DEC
:DEC:: /dek/ n. 1. v. Verbal (and only rarely written) shorthand for
decrement, i.e. `decrease by one'. Especially used by assembly
programmers, as many assembly languages have a `dec' mnemonic. Antonym:
inc
2. n. Commonly used abbreviation for Digital Equipment
Corporation, later deprecated by DEC itself in favor of "Digital" and
now entirely obsolete following the buyout by Compaq. Before the {killer micro}
revolution of the late 1980s, hackerdom was closely symbiotic
with DEC's pioneering timesharing machines. The first of the group of
cultures described by this lexicon nucleated around the PDP-1 (see
TMRC
). Subsequently, the PDP-6, PDP-10
, PDP-20
, PDP-11 and VAX
were all foci of large and important hackerdoms, and DEC machines long
dominated the ARPANET and Internet machine population.
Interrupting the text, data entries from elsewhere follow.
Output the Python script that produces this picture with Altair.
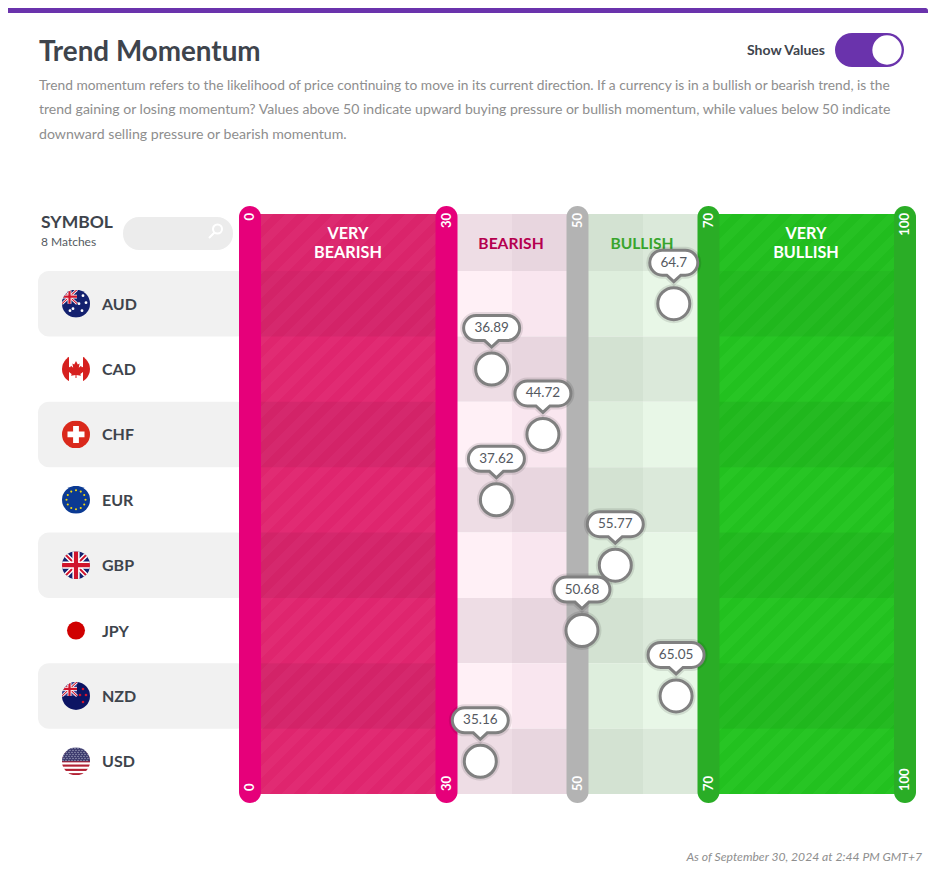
import base64
import altair as alt
import pandas as pd

# ---------- data ----------
symbols = ["AUD", "CAD", "CHF", "EUR", "GBP", "JPY", "NZD", "USD"]
momentum = [64.7, 36.89, 44.72, 37.62, 55.77, 50.68, 65.05, 35.16]
boundaries = [0, 30, 50, 70, 100]
boundary_colors = ["#e6007a", "#e6007a", "#b3b3b3", "#2aad26", "#2aad26"]

FONT = "Lato"
INK = "#3e444c"
GREY = "#8e8e8e"
PURPLE = "#6a33ac"
PX = 8  # page margin


# ---------- flag icons ----------
def svg(body):
    s = ('<svg xmlns="http://www.w3.org/2000/svg" width="56" height="56" viewBox="-14 -14 28 28">'
         '<defs><clipPath id="c"><circle r="14"/></clipPath></defs><g clip-path="url(#c)">' + body + "</g></svg>")
    return "data:image/svg+xml;base64," + base64.b64encode(s.encode()).decode()


def jack(x0, y0, w, h, navy="#14216f"):
    x1, y1 = x0 + w, y0 + h
    cx, cy = x0 + w / 2, y0 + h / 2
    t = w / 7
    return (f'<rect x="{x0}" y="{y0}" width="{w}" height="{h}" fill="{navy}"/>'
            f'<path d="M{x0},{y0}L{x1},{y1}M{x1},{y0}L{x0},{y1}" stroke="#fff" stroke-width="{t*1.2}"/>'
            f'<path d="M{x0},{y0}L{x1},{y1}M{x1},{y0}L{x0},{y1}" stroke="#d0142c" stroke-width="{t*.5}"/>'
            f'<path d="M{cx},{y0}V{y1}M{x0},{cy}H{x1}" stroke="#fff" stroke-width="{t*1.8}"/>'
            f'<path d="M{cx},{y0}V{y1}M{x0},{cy}H{x1}" stroke="#d0142c" stroke-width="{t*1.05}"/>')


def dots(pts, r, col):
    return "".join(f'<circle cx="{x}" cy="{y}" r="{r}" fill="{col}"/>' for x, y in pts)


us_stripes = "".join(f'<rect x="-14" y="{-14 + i*4.3:.1f}" width="28" height="2.15" fill="#b22234"/>' for i in range(1, 7))
us_stars = "".join(f'<circle cx="{x}" cy="{y}" r=".55" fill="#dfe3ee"/>'
                   for y in range(-13, 0, 2) for x in range(-13 + (y + 13) % 4 // 2, 14, 3))
eur_ring = dots([(-9.5 * s, -9.5 * c) for s, c in
                 [(0, 1), (.5, .866), (.866, .5), (1, 0), (.866, -.5), (.5, -.866),
                  (0, -1), (-.5, -.866), (-.866, -.5), (-1, 0), (-.866, .5), (-.5, .866)]], 1.05, "#f5d90a")
maple = ('<path fill="#d6201f" d="M0,-8 L1.8,-4.6 L3.6,-5.6 L2.8,-1.2 L5,-3.4 L5.8,-1.8 L8.4,-2.2 L7.4,.8 '
         'L8.6,1.6 L4.4,5 L4.9,6.6 L.5,6 L.5,9 L-.5,9 L-.5,6 L-4.9,6.6 L-4.4,5 L-8.6,1.6 L-7.4,.8 L-8.4,-2.2 '
         'L-5.8,-1.8 L-5,-3.4 L-2.8,-1.2 L-3.6,-5.6 L-1.8,-4.6Z"/>')
flags = [
    svg('<rect x="-14" y="-14" width="28" height="28" fill="#14216f"/>' + jack(-14, -14, 15, 14)
        + dots([(-6, 7), (7, -8), (10, -1), (6, 7), (3, 0), (-3, 5)], 1.4, "#fff")),
    svg('<rect x="-14" y="-14" width="28" height="28" fill="#fff"/>'
        '<rect x="-14" y="-14" width="7" height="28" fill="#d6201f"/><rect x="7" y="-14" width="7" height="28" fill="#d6201f"/>' + maple),
    svg('<rect x="-14" y="-14" width="28" height="28" fill="#da291c"/>'
        '<path d="M-2.9,-8.5H2.9V-2.9H8.5V2.9H2.9V8.5H-2.9V2.9H-8.5V-2.9H-2.9Z" fill="#fff"/>'),
    svg('<rect x="-14" y="-14" width="28" height="28" fill="#0b3a93"/>' + eur_ring),
    svg(jack(-14, -14, 28, 28)),
    svg('<rect x="-14" y="-14" width="28" height="28" fill="#fff"/><circle r="9" fill="#d00000"/>'),
    svg('<rect x="-14" y="-14" width="28" height="28" fill="#0c1463"/>' + jack(-14, -14, 15, 14, "#3a3f8f")
        + dots([(7, -7), (10, -1), (4, -1), (7, 6)], 1.3, "#d0142c")),
    svg('<rect x="-14" y="-14" width="28" height="28" fill="#fff"/>' + us_stripes
        + '<rect x="-14" y="-14" width="28" height="14" fill="#3c3b6e"/>' + us_stars),
]


# ---------- callout shapes (size 4 -> path units are pixels) ----------
def bubble(w):
    top, bot, r = -53.5, -28.5, 12.5
    arc = f"A{r},{r} 0 0 1"
    return (f"M{-w+r},{top} L{w-r},{top} {arc} {w},{top+r} {arc} {w-r},{bot} "
            f"L7,{bot} L0,-22 L-7,{bot} L{-w+r},{bot} {arc} {-w},{top+r} {arc} {-w+r},{top} Z")


BUBBLE_WIDE, BUBBLE_NARROW = bubble(28), bubble(24)
SEARCH = "M-1,1 L-6,6 M7,-3 A4.5,4.5 0 1 0 -2,-3 A4.5,4.5 0 1 0 7,-3 Z"


# ---------- scales ----------
xs = alt.Scale(domain=[0, 100], range=[250 - PX, 905 - PX], nice=False, zero=False)
ys = alt.Scale(domain=[0, 8], range=[271 - PX, 794 - PX], nice=False, zero=False)
X = lambda f: alt.X(f, scale=xs, axis=None)
Y = lambda f: alt.Y(f, scale=ys, axis=None)


def text(t, x, y, size, color=INK, weight="normal", align="left", style="normal", **kw):
    return alt.Chart(pd.DataFrame({"t": [t]})).mark_text(
        font=FONT, fontSize=size, color=color, fontWeight=weight, align=align,
        baseline="middle", fontStyle=style, **kw
    ).encode(x=alt.value(x - PX), y=alt.value(y - PX), text="t:N")


def box(x0, x1, y0, y1, color, **kw):
    return alt.Chart(pd.DataFrame({"a": [0]})).mark_rect(color=color, **kw).encode(
        x=alt.value(x0 - PX), x2=alt.value(x1 - PX), y=alt.value(y0 - PX), y2=alt.value(y1 - PX))


# ---------- tables ----------
rows = pd.DataFrame({"sym": symbols, "val": momentum, "flag": flags})
rows["top"] = range(8)
rows["bot"] = rows["top"] + 1
rows["mid"] = rows["top"] + 0.5
rows["lab"] = rows["val"].map(lambda v: f"{v:g}")
rows["shape"] = rows["lab"].map(lambda s: BUBBLE_WIDE if len(s) > 4 else BUBBLE_NARROW)

HEAD = -57 / (523 / 8)
cols = [(30, 40, "#fff0f6", "#eeddE5"), (40, 50, "#f9e6ef", "#e8d6df"),
        (50, 60, "#deeedd", "#d3e2d2"), (60, 70, "#e8f7e7", "#dbe9da")]
cells = []
for lo, hi, light, dark in cols:
    cells.append(dict(lo=lo, hi=hi, a=HEAD, b=0, c=dark))
    for i in range(8):
        cells.append(dict(lo=lo, hi=hi, a=i, b=i + 1, c=dark if i % 2 else light))
cells = pd.DataFrame(cells)


def stripes(base, alt_col):
    w, h, period = 197.0, 580.0, 24.0
    k = (w + h) / (w * w + h * h)
    length = k * (w * w + h * h)
    n = int(length / period) + 1
    stops = []
    for i in range(n):
        a, m, b = i * period / length, (i + .5) * period / length, (i + 1) * period / length
        stops += [alt.GradientStop(offset=min(a, 1), color=base), alt.GradientStop(offset=min(m, 1), color=base),
                  alt.GradientStop(offset=min(m, 1), color=alt_col), alt.GradientStop(offset=min(b, 1), color=alt_col)]
    return alt.LinearGradient(gradient="linear", stops=stops, x1=0, y1=0, x2=k * w, y2=k * h)


def zone(lo, hi, fill, overlay):
    d = pd.DataFrame({"lo": [lo], "hi": [hi], "a": [HEAD], "b": [8]})
    base = alt.Chart(d).mark_rect(fill=fill).encode(x=X("lo:Q"), x2="hi:Q", y=Y("a:Q"), y2="b:Q")
    shade = rows[rows["top"] % 2 == 0].assign(lo=lo, hi=hi)
    over = alt.Chart(shade).mark_rect(color=overlay, opacity=.05).encode(
        x=X("lo:Q"), x2="hi:Q", y=Y("top:Q"), y2="bot:Q")
    head = alt.Chart(d).transform_calculate(z="0").mark_rect(color=overlay, opacity=.02).encode(
        x=X("lo:Q"), x2="hi:Q", y=Y("a:Q"), y2="z:Q")
    return [base, over, head]


bounds = pd.DataFrame({"v": boundaries, "c": boundary_colors, "lab": [str(b) for b in boundaries]})

layers = [
    box(PX, 928, 8, 13, PURPLE, cornerRadiusTopRight=6),
    text("Trend Momentum", 39, 53, 27.8, weight="bold"),
    text("Trend momentum refers to the likelihood of price continuing to move in its current direction. If a currency is in a bullish or bearish trend, is the",
         39, 86, 13.75, GREY),
    text("trend gaining or losing momentum? Values above 50 indicate upward buying pressure or bullish momentum, while values below 50 indicate",
         39, 110, 14.05, GREY),
    text("downward selling pressure or bearish momentum.", 39, 135, 14.15, GREY),
    text("Show Values", 747, 51, 14, weight="bold"),
    alt.Chart(pd.DataFrame({"a": [0]})).mark_rule(color=PURPLE, strokeWidth=34, strokeCap="round").encode(
        x=alt.value(852 - PX), x2=alt.value(887 - PX), y=alt.value(50 - PX)),
    alt.Chart(pd.DataFrame({"a": [0]})).mark_point(shape="circle", size=860, filled=True, fill="white", opacity=1, strokeWidth=0).encode(
        x=alt.value(887 - PX), y=alt.value(50 - PX)),
    text("SYMBOL", 41, 223, 17.5, weight="bold"),
    text("8 Matches", 41, 242, 12, "#555b62"),
    box(123, 233, 217, 250, "#ececec", cornerRadius=16),
    alt.Chart(pd.DataFrame({"a": [0]})).mark_point(shape=SEARCH, size=4, filled=False, stroke="white", strokeWidth=2, opacity=1).encode(
        x=alt.value(215 - PX), y=alt.value(232 - PX)),
    text("As of September 30, 2024 at 2:44 PM GMT+7", 922, 857, 12.15, GREY, align="right", style="italic"),
    alt.Chart(rows[rows["top"] % 2 == 0]).mark_rect(color="#f1f1f1", cornerRadius=11).encode(
        x=alt.value(38 - PX), x2=alt.value(248 - PX), y=Y("top:Q"), y2="bot:Q"),
]
layers += zone(0, 30, stripes("#df256e", "#e12b73"), "black")
layers += zone(70, 100, stripes("#22c11f", "#27c524"), "black")
layers += [
    alt.Chart(cells).mark_rect().encode(x=X("lo:Q"), x2="hi:Q", y=Y("a:Q"), y2="b:Q",
                                        color=alt.Color("c:N", scale=None, legend=None)),
    text("VERY", 348, 234, 16.2, "white", "bold", "center"),
    text("BEARISH", 348, 253, 16.2, "white", "bold", "center"),
    text("VERY", 806, 234, 16.2, "white", "bold", "center"),
    text("BULLISH", 806, 253, 16.2, "white", "bold", "center"),
    text("BEARISH", 511, 244, 15.6, "#b5004f", "bold", "center"),
    text("BULLISH", 642, 244, 15.6, "#38a52c", "bold", "center"),
    alt.Chart(bounds).mark_rule(strokeWidth=22, strokeCap="round").encode(
        x=X("v:Q"), y=alt.value(217 - PX), y2=alt.value(792 - PX),
        color=alt.Color("c:N", scale=None, legend=None)),
    alt.Chart(bounds).mark_text(font=FONT, fontSize=13, fontWeight="bold", color="white", angle=270,
                                align="right", baseline="middle").encode(
        x=X("v:Q"), y=alt.value(213 - PX), text="lab:N"),
    alt.Chart(bounds).mark_text(font=FONT, fontSize=13, fontWeight="bold", color="white", angle=270,
                                align="left", baseline="middle").encode(
        x=X("v:Q"), y=alt.value(791 - PX), text="lab:N"),
    alt.Chart(rows).mark_image(width=28, height=28, align="center", baseline="middle").encode(
        x=alt.value(76 - PX), y=Y("mid:Q"), url="flag:N"),
    alt.Chart(rows).mark_text(font=FONT, fontSize=16, fontWeight="bold", color=INK, align="left", baseline="middle", dy=1).encode(
        x=alt.value(102 - PX), y=Y("mid:Q"), text="sym:N"),
    # marker shadows, then the callouts, then the markers
    alt.Chart(rows).mark_point(size=4, filled=False, stroke="black", strokeWidth=7, strokeOpacity=.1, opacity=1).encode(
        x=X("val:Q"), y=Y("mid:Q"), shape=alt.Shape("shape:N", scale=None, legend=None)),
    alt.Chart(rows).mark_point(shape="circle", size=1024, filled=False, stroke="black", strokeWidth=7, strokeOpacity=.1, opacity=1).encode(
        x=X("val:Q"), y=Y("mid:Q")),
    alt.Chart(rows).mark_point(size=4, filled=True, fill="white", stroke="#808080", strokeWidth=3, opacity=1).encode(
        x=X("val:Q"), y=Y("mid:Q"), shape=alt.Shape("shape:N", scale=None, legend=None)),
    alt.Chart(rows).mark_point(shape="circle", size=1024, filled=True, fill="white", stroke="#808080", strokeWidth=3, opacity=1).encode(
        x=X("val:Q"), y=Y("mid:Q")),
    alt.Chart(rows).mark_text(font=FONT, fontSize=13.5, color="#55595f", align="center", baseline="middle", dy=-41).encode(
        x=X("val:Q"), y=Y("mid:Q"), text="lab:N"),
]

chart = alt.layer(*layers).properties(
    width=920, height=867, padding=0, autosize=alt.AutoSizeParams(type="none")
).configure_view(stroke=None)

chart.save("out.html", embed_options={"renderer": "svg", "actions": False})
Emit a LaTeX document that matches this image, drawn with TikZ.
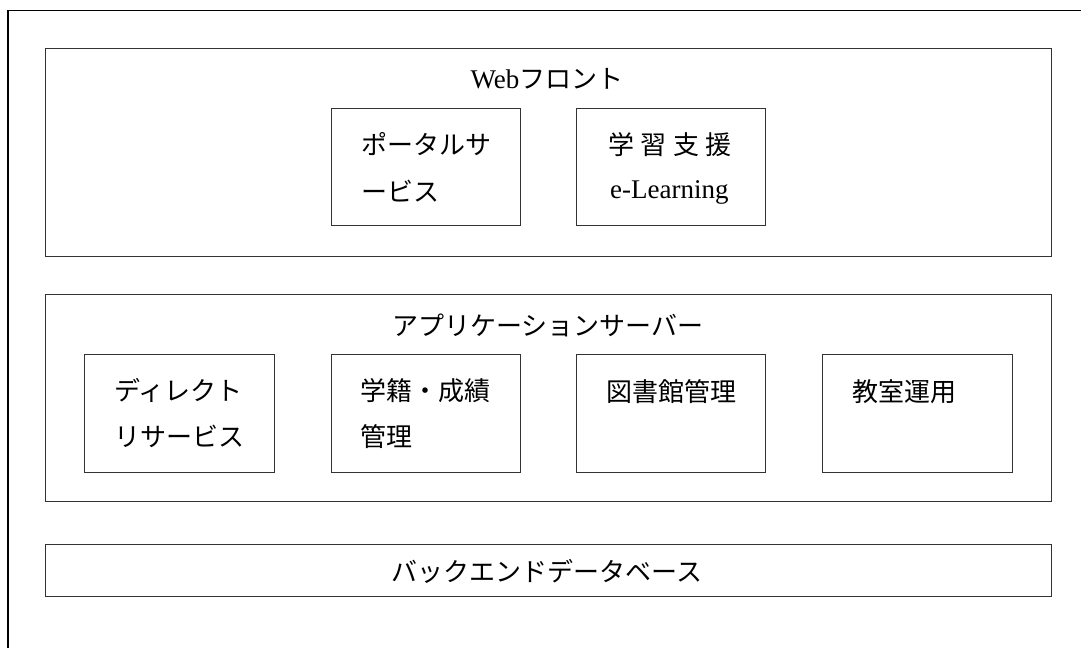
\documentclass[tikz,border=0pt]{standalone}
\usepackage{fontspec}
\setmainfont{Liberation Serif}
\newfontfamily\jp{Noto Sans CJK JP}
\begin{document}
\begin{tikzpicture}[x=1pt,y=-1pt,
  box/.style={draw=black!80, line width=1pt, inner sep=0pt, rectangle},
  lbl/.style={inner sep=0pt, font=\fontsize{27pt}{27pt}\selectfont, text height=0.88em, text depth=0.12em},
  jl/.style={lbl, font=\fontsize{26pt}{26pt}\selectfont\jp}]
\useasboundingbox (0,0) rectangle (1081,648);
% outer frame (partly outside the picture)
\coordinate (ftl) at (8,10.5);
\coordinate (ftr) at (1081,10.5);
\coordinate (fbl) at (8,648);
\draw[line width=1.5pt] (ftr) -- (ftl) -- (fbl);
% layer boxes
\node[box, minimum width=1006pt, minimum height=208pt] (web) at (548,152) {};
\node[box, minimum width=1006pt, minimum height=207pt] (app) at (548,397.5) {};
\node[box, minimum width=1006pt, minimum height=52pt] (db) at (548,570) {};
% inner boxes
\node[box, minimum width=189pt, minimum height=117pt] (portal) at (425.5,166.5) {};
\node[box, minimum width=189pt, minimum height=117pt] (learn) at (670.5,166.5) {};
\node[box, minimum width=190pt, minimum height=118pt] (dir) at (179,413) {};
\node[box, minimum width=189pt, minimum height=118pt] (gak) at (425.5,413) {};
\node[box, minimum width=189pt, minimum height=118pt] (lib) at (670.5,413) {};
\node[box, minimum width=190pt, minimum height=118pt] (cls) at (917,413) {};
% titles
\node[lbl] (webt) at (547,85) {Web{\fontsize{26pt}{26pt}\selectfont\jp フロント}};
\node[jl] (appt) at (548,332) {アプリケーションサーバー};
\node[jl] (dbt) at (547,578) {バックエンドデータベース};
% texts
\node[jl, anchor=west] (portal1) at (361,151) {ポータルサ};
\node[jl, anchor=west] (portal2) at (361,198) {ービス};
\node[jl, anchor=west] (learn1) at (608,151) {学\hspace{6.5pt}習\hspace{6.5pt}支\hspace{6.5pt}援};
\node[lbl, anchor=west] (learn2) at (610,195) {e-Learning};
\node[jl, anchor=west] (dir1) at (114,397) {ディレクト};
\node[jl, anchor=west] (dir2) at (114,443) {リサービス};
\node[jl, anchor=west] (gak1) at (360,397) {学籍・成績};
\node[jl, anchor=west] (gak2) at (360,443) {管理};
\node[jl, anchor=west] (lib1) at (606,398) {図書館管理};
\node[jl, anchor=west] (cls1) at (852,398) {教室運用};
\end{tikzpicture}
\end{document}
DEC was the
technological leader of the minicomputer era (roughly 1967 to 1987), but
its failure to embrace microcomputers and Unix early cost it heavily in
profits and prestige after silicon
got cheap. Nevertheless, the
microprocessor design tradition owes a major debt to the PDP-11
instruction set, and every one of the major general-purpose
microcomputer OSs so far (CP/M, MS-DOS, Unix, OS/2, Windows NT) was
either genetically descended from a DEC OS, or incubated on DEC
hardware, or both. Accordingly, DEC was for many years still regarded
with a certain wry affection even among many hackers too young to have
grown up on DEC machines.
DEC reclaimed some of its old reputation among techies in the first
half of the 1990s. The success of the Alpha, an innovatively-designed
and very high-performance killer micro
helped a lot. So did DEC's
newfound receptiveness to Unix and open systems in general. When Compaq
acquired DEC at the end of 1998 there was some concern that these gains
would be lost along with the DEC nameplate, but the merged company has
so far turned out to be culturally dominated by the ex-DEC side.